On June 29, 1914 - one hundred years ago this Sunday - a three-column story in the Burlington Free Press reported "Austro-Hungarian Royal Heir and wife shot dead" in Sarajevo, Bosnia, a conquered province of Austria-Hungary. The account was remarkably accurate about the events of that world-changing day. It told of the first failed bombing attempt and then the successful attack on the royal pair by a 19-year old Serbian student, Gavrilo Princip, who was arrested soon afterwards. It went on to list many other tragedies that had befallen the Austro-Hungarian royal family.
Equally remarkable was the lack of any references to the wider implications, which in five weeks would plunge the world into war, and become, in my opinion, the most important event of the 20th Century.

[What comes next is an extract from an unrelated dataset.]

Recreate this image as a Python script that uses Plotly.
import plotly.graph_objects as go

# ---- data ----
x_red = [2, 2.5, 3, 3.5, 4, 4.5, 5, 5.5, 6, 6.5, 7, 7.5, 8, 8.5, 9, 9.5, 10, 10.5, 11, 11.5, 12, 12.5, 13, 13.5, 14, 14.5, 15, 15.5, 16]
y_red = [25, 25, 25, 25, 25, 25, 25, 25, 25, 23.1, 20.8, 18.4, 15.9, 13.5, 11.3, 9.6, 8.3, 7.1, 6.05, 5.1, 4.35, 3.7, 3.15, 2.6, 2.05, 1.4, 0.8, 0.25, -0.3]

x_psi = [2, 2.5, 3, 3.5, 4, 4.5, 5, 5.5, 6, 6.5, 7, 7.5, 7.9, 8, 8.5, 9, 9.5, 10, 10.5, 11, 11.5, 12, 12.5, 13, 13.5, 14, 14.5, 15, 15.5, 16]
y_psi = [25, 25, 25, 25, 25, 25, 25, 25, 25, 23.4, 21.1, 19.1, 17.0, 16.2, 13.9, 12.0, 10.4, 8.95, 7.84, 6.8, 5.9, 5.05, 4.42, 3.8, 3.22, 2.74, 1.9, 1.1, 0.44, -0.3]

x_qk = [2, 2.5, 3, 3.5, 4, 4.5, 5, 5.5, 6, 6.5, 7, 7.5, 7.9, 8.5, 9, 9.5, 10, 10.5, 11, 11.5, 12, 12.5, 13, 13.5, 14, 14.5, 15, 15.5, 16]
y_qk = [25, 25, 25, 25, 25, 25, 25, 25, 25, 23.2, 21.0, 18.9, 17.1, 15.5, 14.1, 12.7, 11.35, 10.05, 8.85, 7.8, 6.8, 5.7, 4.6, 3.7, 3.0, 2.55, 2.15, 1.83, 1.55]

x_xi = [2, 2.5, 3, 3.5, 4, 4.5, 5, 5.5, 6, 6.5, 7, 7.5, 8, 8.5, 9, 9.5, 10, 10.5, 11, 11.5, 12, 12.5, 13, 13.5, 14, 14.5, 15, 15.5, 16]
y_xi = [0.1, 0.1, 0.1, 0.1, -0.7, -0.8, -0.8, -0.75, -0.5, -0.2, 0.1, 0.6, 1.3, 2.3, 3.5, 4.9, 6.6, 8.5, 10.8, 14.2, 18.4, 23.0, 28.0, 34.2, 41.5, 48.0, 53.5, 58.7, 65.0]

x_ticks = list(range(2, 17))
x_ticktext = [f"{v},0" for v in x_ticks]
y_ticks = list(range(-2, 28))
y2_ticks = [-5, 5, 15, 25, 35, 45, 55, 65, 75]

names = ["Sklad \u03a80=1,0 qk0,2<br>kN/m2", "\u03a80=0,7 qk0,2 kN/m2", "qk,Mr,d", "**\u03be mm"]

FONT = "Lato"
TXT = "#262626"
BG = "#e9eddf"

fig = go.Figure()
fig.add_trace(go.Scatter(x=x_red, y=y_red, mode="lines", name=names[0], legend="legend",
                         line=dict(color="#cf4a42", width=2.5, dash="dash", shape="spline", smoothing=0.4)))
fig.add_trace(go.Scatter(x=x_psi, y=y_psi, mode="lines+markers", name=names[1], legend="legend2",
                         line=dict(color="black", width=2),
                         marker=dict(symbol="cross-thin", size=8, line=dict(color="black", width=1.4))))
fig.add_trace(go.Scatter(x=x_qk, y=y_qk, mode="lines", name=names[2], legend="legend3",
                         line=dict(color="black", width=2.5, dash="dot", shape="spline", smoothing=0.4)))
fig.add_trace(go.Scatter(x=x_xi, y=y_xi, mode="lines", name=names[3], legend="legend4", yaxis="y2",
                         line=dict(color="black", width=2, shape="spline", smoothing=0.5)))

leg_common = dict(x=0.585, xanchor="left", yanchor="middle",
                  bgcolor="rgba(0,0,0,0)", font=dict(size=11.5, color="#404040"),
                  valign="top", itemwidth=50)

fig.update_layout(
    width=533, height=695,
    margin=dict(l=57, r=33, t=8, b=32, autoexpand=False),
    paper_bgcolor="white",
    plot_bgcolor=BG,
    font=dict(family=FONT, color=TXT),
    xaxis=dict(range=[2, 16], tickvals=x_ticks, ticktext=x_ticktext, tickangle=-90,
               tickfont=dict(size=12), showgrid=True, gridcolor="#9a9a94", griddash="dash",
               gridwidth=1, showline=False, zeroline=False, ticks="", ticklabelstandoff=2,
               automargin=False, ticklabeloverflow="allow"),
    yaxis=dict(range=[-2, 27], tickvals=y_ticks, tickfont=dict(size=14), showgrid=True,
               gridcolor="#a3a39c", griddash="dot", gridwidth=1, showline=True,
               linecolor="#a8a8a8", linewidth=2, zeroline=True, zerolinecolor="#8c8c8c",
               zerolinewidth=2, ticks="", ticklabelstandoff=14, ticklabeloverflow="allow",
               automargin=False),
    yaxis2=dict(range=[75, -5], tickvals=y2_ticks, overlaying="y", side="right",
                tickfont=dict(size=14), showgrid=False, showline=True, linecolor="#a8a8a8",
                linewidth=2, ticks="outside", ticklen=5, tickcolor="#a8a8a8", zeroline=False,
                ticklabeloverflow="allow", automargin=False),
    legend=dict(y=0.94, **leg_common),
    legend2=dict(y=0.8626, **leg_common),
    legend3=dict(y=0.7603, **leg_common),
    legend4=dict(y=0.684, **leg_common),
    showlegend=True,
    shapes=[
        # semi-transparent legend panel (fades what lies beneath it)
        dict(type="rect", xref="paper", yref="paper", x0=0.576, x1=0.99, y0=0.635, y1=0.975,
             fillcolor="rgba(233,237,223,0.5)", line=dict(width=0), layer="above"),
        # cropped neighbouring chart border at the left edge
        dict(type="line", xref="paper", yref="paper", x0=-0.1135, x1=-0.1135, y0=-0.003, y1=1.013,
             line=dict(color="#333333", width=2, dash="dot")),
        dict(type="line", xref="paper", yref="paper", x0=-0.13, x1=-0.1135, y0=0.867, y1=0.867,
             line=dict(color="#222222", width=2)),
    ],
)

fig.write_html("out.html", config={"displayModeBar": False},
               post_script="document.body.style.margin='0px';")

In ghastly fashion, it would demonstrate the congruence of industrialization, radical nationalism and the forces of imperialism. The War also gave rise to Nazism, Communism and World War Two. Moreover, it also led to a number of continuing conflicts we’re still fighting about today, not least of which are some of the border disputes in the Middle East.
World War One was one of my favorite topics to teach in high school because the combination of cause, effect and unintended consequences gave it the quality of a three-dimensional chess match. The shots fired in the so-called Balkan Powder Keg were the immediate cause, but long before that, colonial rivalries, the vast military build-up of more destructive weapons, a secret alliance system, and the personality of a neurotic, bombastic German Kaiser prepared the way. Moreover, military plans called for preemptive mobilizations which were really slow-motion declarations of war.

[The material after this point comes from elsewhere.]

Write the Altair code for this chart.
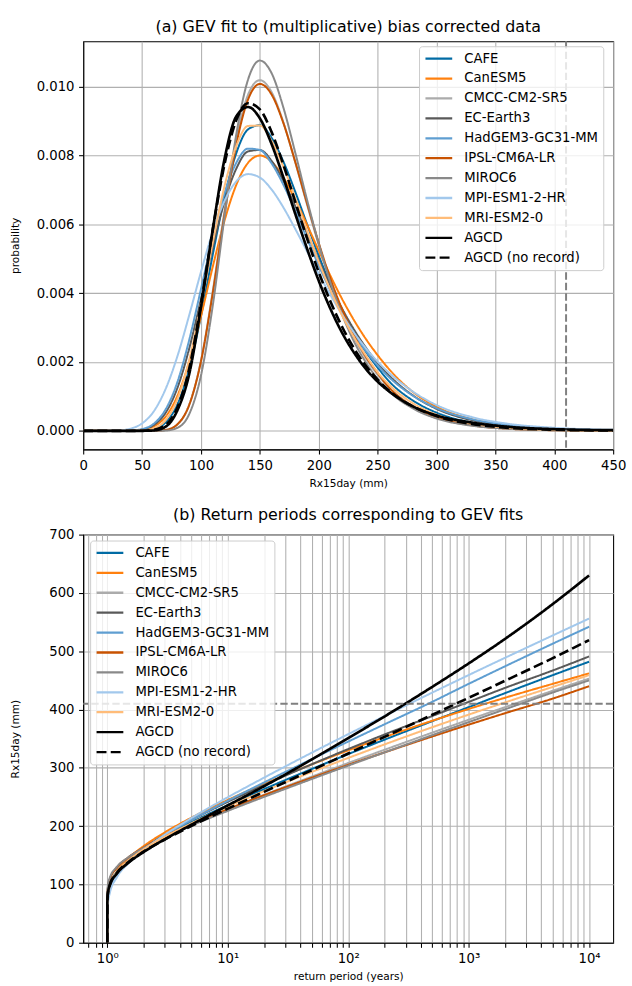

A friend of mine has a friend in Sarajevo, and through them – with a little help from Facebook, I got two first hand impressions two generations removed from that fateful day:
One: My grandfather (Adem Tahmiš?ija) had a clock-shop near the Latin Bridge. While the Arch-duke Ferdinand was passing through the town people and workers from the nearby shops went out on the street to greet him. Suddenly, they heard shots, and an assassin ran away from the crime scene and went down to the of Miljacka riverbed and ran away through the sewer pipe. My father always said the Serbian robber and terrorist killed the Prince and his pregnant wife. From my father's story I concluded that he did not support this murder. Anyway, people had different opinions about this event.

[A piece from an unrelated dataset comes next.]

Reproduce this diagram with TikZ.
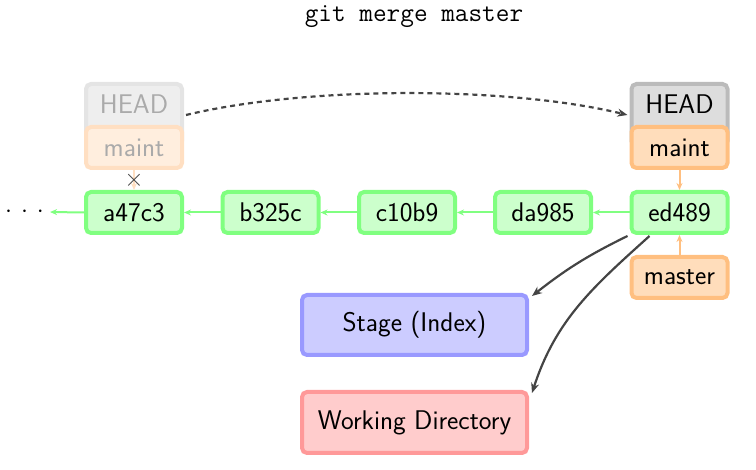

The second account went this way: My grandmother told me that she and her sister were standing next to the riverbed of Miljacka. When the assassin shot the Prince he jumped in Miljacka and went through the big sewer pipe to Bistrik Street. People gathered around but police moved them away including my relatives. I know that people were afraid at the time. Some of them were glad it happened and approved it, other did not.
Today, a museum banner near the Latin Bridge in Sarajevo proclaims "The Street Corner that Started the 20th Century."